- _Job_: Retype the opening lines of the listing below, ending with the line that contains "import * as", and leave out any pictures.

* start *

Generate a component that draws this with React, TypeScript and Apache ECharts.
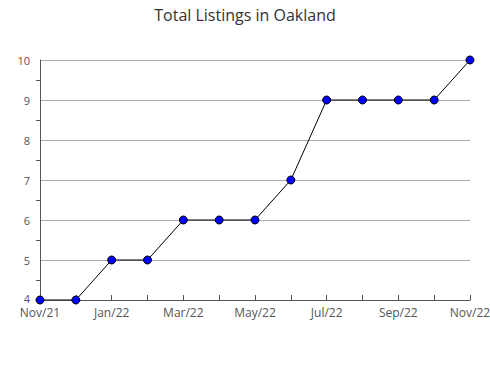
import React, { useEffect, useRef } from "react";
import * as echarts from "echarts";

const months = ["Nov/21", "Dec/21", "Jan/22", "Feb/22", "Mar/22", "Apr/22", "May/22", "Jun/22", "Jul/22", "Aug/22", "Sep/22", "Oct/22", "Nov/22"];
const listings = [4, 4, 5, 5, 6, 6, 6, 7, 9, 9, 9, 9, 10];
const titleText = "Total Listings in Oakland";

export default function App() {
  const ref = useRef<HTMLDivElement>(null);
  useEffect(() => {
    if (!ref.current) return;
    const chart = echarts.init(ref.current, undefined, { renderer: "svg" });
    chart.setOption({
      animation: false,
      textStyle: { fontFamily: "Open Sans" },
      title: {
        text: titleText,
        left: "center",
        top: 2,
        textStyle: { fontFamily: "Open Sans", fontSize: 16, fontWeight: "normal", color: "#333" },
      },
      grid: { left: 40, right: 20, top: 60, bottom: 80, outerBoundsMode: "none", containLabel: false },
      xAxis: {
        type: "category",
        data: months,
        boundaryGap: false,
        axisLine: { lineStyle: { color: "#555", width: 1 } },
        axisTick: { inside: true, length: 5, interval: 0, lineStyle: { color: "#555" } },
        axisLabel: { interval: 1, color: "#555", fontSize: 12, margin: 6, lineHeight: 12 },
        splitLine: { show: false },
      },
      yAxis: {
        type: "value",
        min: 4,
        max: 10,
        interval: 1,
        axisLine: { show: true, lineStyle: { color: "#555", width: 1 } },
        axisTick: { show: false },
        minorTick: { show: true, splitNumber: 2, length: 4, lineStyle: { color: "#555" } },
        axisLabel: {
          color: "#555",
          fontSize: 11,
          margin: 10,
          lineHeight: 9,
          formatter: (v: number) => (v === 4 ? "{low|4}" : String(v)),
          rich: { low: { fontSize: 11, lineHeight: 9, color: "#555", padding: [0, 0, 3, 0] } },
        },
        splitLine: { show: true, lineStyle: { color: "#aaa", width: 1 } },
      },
      series: [
        {
          type: "line",
          data: listings,
          symbol: "circle",
          symbolSize: 8,
          lineStyle: { color: "#000", width: 1 },
          itemStyle: { color: "#0000ff", borderColor: "#000", borderWidth: 1 },
        },
      ],
    });
    return () => chart.dispose();
  }, []);
  return <div ref={ref} style={{ width: 490, height: 380, position: "absolute", left: 0, top: 0 }} />;
}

* end *

- _Worked solution_:
Generate a component that draws this with React, TypeScript and Apache ECharts.
import React, { useEffect, useRef } from "react";
import * as echarts from "echarts";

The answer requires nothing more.